# Short exercise:
Skip all pictures, then copy the lines from the start of the data through the line with "from matplotlib.patches import PathPatch", keeping both ends.

begin Stored rows

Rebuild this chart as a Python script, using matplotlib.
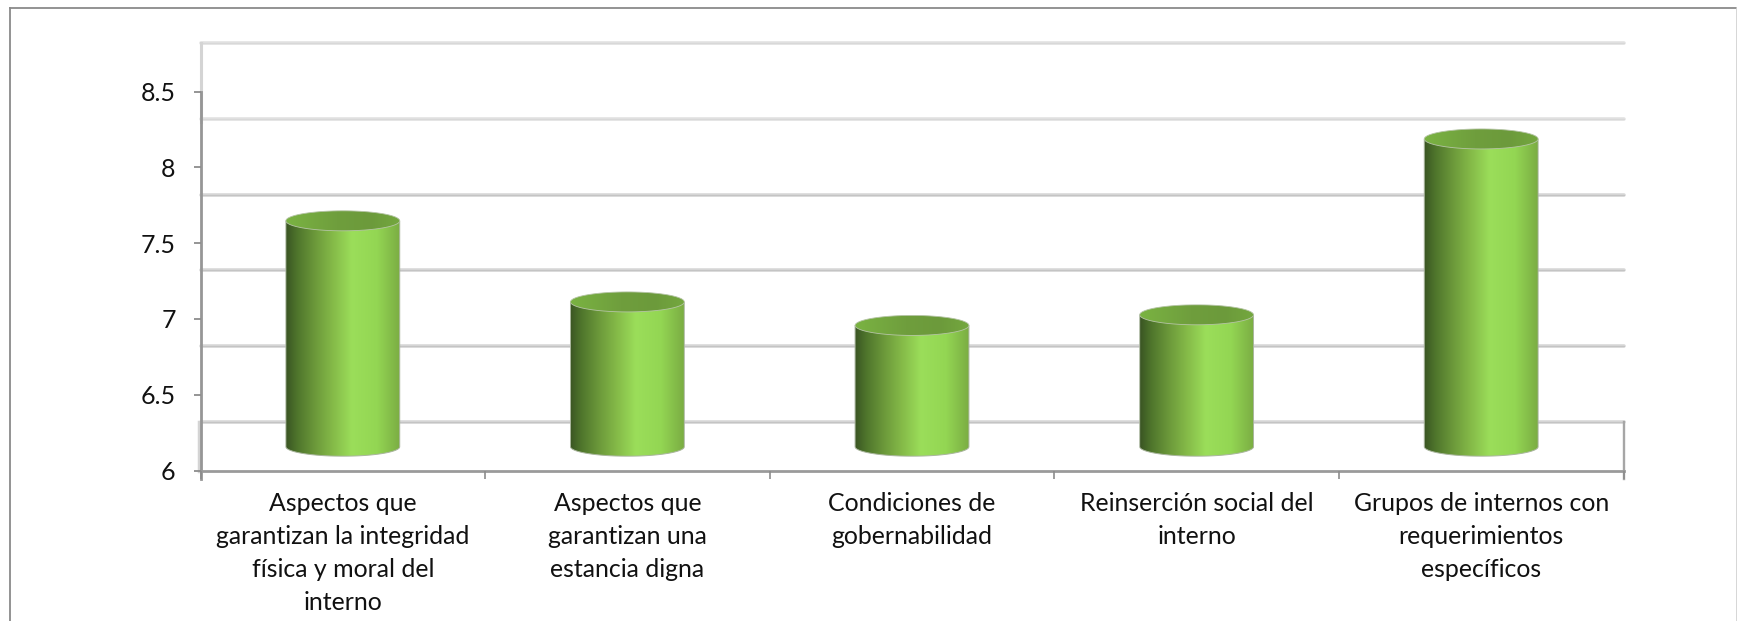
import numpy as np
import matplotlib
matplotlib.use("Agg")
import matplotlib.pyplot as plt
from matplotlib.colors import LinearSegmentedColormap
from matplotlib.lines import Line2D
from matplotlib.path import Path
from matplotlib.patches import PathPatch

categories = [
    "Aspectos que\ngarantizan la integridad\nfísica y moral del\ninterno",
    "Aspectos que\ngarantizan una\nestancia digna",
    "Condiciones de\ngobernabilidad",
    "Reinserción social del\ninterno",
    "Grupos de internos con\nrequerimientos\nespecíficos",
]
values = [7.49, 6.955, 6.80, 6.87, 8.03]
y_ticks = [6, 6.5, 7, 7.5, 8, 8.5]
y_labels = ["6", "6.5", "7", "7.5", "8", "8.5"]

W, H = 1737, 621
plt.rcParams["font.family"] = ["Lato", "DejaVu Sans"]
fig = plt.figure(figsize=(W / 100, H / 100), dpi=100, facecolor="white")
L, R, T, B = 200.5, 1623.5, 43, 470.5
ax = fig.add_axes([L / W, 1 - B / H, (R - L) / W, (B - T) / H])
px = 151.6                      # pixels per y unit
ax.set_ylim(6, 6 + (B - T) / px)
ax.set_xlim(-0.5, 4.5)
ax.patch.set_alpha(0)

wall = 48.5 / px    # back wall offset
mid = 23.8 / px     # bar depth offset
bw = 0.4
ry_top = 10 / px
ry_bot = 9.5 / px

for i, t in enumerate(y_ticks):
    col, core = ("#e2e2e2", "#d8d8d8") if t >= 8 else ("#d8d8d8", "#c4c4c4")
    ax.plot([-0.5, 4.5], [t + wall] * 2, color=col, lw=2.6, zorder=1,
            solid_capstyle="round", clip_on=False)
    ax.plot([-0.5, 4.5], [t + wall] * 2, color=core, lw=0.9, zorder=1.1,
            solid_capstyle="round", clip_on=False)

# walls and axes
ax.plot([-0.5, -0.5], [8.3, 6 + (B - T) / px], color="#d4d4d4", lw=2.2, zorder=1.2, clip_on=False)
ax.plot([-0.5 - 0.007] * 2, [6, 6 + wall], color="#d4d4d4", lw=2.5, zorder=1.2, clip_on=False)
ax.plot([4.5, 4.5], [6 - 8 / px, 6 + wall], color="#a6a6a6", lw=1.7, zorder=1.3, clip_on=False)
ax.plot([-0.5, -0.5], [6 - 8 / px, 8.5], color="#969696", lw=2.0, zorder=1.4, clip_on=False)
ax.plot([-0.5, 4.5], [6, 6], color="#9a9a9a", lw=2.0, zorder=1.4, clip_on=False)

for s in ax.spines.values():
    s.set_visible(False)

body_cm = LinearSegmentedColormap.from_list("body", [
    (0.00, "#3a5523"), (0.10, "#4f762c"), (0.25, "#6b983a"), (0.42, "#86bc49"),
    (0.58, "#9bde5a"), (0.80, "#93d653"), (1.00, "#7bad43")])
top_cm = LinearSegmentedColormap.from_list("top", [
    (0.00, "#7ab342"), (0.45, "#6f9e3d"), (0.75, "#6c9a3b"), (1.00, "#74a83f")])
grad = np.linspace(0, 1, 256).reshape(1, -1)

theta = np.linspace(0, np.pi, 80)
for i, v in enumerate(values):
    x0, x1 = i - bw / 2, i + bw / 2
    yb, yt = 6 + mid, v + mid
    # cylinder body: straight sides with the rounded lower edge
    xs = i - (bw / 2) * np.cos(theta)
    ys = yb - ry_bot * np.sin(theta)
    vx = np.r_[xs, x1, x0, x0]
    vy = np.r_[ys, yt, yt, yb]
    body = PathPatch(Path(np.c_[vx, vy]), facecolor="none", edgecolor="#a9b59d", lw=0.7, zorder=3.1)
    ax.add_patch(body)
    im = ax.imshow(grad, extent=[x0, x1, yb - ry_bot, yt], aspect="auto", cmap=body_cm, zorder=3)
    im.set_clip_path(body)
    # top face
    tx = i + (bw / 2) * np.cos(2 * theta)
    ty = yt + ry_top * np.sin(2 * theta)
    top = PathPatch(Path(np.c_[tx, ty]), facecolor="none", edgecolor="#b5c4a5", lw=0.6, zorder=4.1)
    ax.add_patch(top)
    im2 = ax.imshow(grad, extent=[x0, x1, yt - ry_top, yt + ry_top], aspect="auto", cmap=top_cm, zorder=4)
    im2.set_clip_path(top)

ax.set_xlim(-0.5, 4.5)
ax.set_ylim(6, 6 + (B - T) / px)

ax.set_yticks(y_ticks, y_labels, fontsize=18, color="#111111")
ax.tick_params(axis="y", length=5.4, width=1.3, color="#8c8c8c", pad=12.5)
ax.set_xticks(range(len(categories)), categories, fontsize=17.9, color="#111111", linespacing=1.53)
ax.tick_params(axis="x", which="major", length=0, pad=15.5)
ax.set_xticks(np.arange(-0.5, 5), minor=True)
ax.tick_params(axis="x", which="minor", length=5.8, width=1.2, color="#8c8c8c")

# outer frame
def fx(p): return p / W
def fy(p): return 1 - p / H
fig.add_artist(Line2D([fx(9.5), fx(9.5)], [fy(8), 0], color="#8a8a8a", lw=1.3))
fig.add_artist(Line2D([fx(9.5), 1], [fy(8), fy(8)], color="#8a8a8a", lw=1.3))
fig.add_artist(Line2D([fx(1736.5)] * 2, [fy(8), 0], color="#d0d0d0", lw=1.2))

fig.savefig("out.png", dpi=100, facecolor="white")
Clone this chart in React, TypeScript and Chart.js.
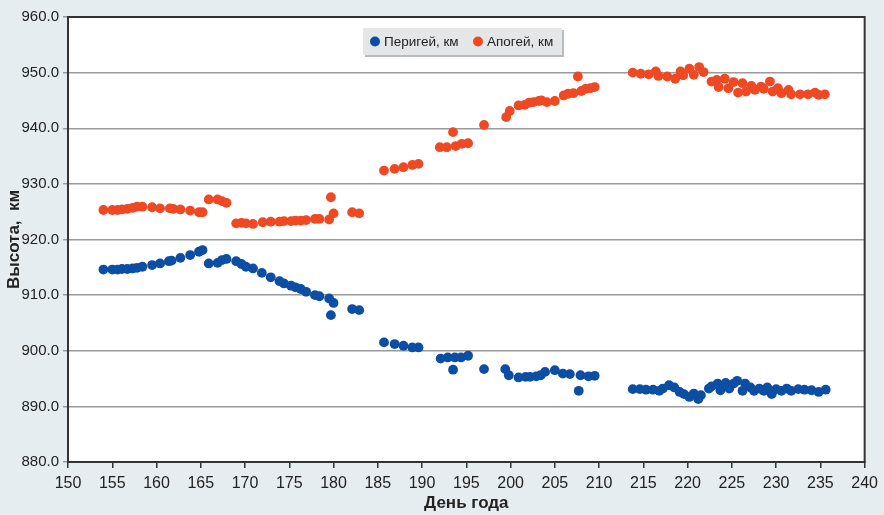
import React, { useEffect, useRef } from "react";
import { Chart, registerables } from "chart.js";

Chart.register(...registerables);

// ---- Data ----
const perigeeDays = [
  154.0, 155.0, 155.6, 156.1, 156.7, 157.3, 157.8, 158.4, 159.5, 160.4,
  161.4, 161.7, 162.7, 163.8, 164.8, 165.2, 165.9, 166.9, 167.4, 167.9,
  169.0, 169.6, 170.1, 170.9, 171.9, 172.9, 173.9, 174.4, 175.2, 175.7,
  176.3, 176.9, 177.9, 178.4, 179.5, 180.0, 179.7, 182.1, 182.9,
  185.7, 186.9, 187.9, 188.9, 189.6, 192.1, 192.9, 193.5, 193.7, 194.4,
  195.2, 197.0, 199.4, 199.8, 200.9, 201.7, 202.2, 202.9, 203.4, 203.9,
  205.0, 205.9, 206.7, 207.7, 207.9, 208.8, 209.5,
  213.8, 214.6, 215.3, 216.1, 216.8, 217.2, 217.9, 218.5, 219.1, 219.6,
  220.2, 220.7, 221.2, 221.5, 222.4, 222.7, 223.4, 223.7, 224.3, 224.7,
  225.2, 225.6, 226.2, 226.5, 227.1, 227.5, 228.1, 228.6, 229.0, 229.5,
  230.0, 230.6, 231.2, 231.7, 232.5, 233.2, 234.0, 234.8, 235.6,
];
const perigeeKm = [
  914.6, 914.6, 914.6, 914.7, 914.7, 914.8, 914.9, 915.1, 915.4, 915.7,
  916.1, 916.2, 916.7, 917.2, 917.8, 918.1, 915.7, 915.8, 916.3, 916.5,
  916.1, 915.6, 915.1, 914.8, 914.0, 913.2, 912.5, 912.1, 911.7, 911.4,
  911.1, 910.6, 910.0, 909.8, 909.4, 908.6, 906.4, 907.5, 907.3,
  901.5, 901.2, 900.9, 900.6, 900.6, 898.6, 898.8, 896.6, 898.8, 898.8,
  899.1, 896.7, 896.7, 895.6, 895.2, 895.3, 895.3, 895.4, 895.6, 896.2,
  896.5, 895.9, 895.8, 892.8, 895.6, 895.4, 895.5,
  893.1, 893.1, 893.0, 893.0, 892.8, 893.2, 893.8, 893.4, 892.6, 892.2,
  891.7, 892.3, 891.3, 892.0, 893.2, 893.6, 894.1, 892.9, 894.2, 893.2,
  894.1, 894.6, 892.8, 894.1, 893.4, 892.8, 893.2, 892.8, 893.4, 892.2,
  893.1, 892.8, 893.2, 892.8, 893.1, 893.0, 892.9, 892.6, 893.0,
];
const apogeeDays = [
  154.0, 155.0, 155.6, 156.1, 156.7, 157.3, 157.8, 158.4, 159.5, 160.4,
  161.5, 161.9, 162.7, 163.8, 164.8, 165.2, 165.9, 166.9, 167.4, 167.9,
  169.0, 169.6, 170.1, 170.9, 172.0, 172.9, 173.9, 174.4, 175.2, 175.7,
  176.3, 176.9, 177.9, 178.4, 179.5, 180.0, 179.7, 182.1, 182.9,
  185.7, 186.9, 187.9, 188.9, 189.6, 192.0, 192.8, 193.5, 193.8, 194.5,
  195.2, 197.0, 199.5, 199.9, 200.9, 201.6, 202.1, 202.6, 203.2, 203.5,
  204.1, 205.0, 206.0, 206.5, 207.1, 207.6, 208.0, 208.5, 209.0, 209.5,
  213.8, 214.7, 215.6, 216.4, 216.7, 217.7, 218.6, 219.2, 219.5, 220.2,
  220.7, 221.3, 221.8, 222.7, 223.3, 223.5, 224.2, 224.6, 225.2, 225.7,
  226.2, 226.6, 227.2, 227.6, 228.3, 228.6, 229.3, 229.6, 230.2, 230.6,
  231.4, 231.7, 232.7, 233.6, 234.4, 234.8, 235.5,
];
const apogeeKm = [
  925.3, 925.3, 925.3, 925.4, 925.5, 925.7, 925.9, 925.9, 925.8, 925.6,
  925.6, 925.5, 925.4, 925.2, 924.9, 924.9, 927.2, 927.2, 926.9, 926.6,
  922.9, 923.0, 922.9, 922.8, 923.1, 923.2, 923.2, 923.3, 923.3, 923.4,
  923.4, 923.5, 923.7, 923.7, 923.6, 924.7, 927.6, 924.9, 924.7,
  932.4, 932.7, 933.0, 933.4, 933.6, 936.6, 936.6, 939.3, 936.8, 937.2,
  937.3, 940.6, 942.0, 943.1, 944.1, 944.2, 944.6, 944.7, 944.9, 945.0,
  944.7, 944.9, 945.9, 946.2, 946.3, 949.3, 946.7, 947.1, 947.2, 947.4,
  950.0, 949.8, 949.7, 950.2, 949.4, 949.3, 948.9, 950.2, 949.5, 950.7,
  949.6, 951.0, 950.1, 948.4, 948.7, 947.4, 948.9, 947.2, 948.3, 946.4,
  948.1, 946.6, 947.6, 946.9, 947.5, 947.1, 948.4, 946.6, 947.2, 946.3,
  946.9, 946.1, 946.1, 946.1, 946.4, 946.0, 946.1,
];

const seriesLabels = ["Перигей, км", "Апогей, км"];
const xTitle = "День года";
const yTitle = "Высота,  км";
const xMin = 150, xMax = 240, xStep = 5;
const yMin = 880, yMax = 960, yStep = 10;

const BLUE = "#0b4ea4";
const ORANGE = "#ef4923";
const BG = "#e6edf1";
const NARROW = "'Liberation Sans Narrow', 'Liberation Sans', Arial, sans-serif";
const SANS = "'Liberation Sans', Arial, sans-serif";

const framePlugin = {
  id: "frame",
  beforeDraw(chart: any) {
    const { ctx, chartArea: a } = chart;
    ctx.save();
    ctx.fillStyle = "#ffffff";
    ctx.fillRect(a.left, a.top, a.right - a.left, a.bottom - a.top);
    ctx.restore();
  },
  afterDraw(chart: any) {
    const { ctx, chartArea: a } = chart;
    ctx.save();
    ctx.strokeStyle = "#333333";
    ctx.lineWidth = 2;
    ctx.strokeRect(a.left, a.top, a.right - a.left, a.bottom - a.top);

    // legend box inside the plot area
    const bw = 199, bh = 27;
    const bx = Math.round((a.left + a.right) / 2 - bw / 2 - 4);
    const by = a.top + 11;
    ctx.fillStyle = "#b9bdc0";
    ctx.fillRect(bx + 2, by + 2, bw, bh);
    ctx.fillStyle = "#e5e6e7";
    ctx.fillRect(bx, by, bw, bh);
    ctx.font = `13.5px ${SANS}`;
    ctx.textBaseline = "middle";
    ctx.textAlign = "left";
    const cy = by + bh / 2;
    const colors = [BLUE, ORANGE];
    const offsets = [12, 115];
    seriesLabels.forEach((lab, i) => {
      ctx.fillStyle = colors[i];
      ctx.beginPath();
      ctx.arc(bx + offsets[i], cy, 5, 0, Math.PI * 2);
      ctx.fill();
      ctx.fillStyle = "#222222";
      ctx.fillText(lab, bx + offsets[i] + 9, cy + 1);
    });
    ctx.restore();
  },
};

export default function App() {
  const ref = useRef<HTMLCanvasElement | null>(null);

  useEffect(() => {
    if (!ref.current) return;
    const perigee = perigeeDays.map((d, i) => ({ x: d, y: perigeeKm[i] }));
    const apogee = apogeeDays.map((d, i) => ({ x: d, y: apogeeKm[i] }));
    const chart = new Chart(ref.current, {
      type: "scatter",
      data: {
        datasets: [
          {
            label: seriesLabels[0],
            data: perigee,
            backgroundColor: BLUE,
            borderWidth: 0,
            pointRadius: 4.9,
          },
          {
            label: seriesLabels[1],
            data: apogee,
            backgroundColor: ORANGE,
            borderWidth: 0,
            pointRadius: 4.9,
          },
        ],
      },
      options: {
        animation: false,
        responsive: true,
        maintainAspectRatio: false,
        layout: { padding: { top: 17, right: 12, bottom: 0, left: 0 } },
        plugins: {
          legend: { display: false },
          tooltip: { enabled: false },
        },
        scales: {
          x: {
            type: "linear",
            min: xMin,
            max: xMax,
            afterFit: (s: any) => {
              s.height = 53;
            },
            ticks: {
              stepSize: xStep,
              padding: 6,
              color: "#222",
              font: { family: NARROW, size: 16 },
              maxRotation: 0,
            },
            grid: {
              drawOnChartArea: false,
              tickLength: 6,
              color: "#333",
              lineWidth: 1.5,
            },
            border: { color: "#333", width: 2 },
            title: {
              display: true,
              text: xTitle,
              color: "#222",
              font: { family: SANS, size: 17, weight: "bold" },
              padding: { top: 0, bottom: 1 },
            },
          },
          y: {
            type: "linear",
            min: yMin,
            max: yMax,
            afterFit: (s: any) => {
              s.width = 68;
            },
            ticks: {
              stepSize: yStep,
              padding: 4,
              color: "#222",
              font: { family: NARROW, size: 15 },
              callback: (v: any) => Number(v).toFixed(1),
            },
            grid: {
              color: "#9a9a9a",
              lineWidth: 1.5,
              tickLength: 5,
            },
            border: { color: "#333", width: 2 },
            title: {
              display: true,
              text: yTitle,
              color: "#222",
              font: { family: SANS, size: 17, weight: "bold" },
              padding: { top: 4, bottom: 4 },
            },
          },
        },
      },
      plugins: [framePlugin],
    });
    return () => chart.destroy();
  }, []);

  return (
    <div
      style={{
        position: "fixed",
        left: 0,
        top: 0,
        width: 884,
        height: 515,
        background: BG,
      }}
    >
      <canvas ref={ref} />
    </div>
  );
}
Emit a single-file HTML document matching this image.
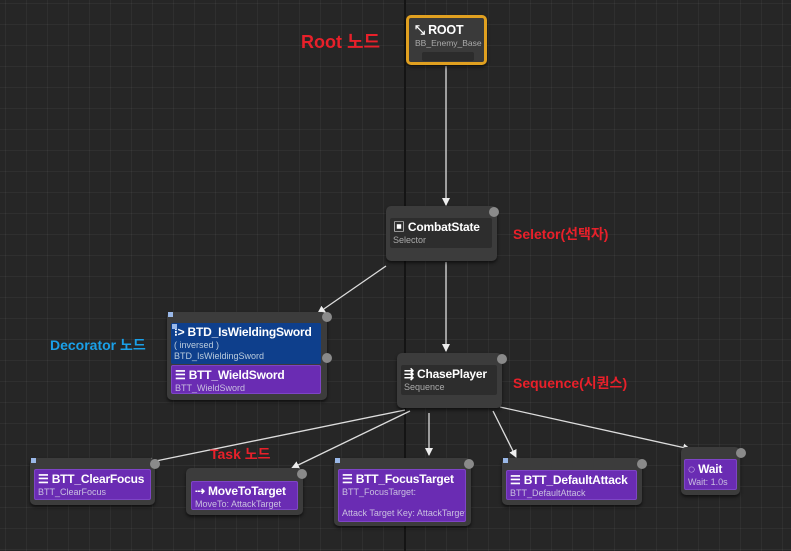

end Stored rows

# Output for this exercise:
Rebuild this chart as a Python script, using matplotlib.
import numpy as np
import matplotlib
matplotlib.use("Agg")
import matplotlib.pyplot as plt
from matplotlib.colors import LinearSegmentedColormap
from matplotlib.lines import Line2D
from matplotlib.path import Path
from matplotlib.patches import PathPatch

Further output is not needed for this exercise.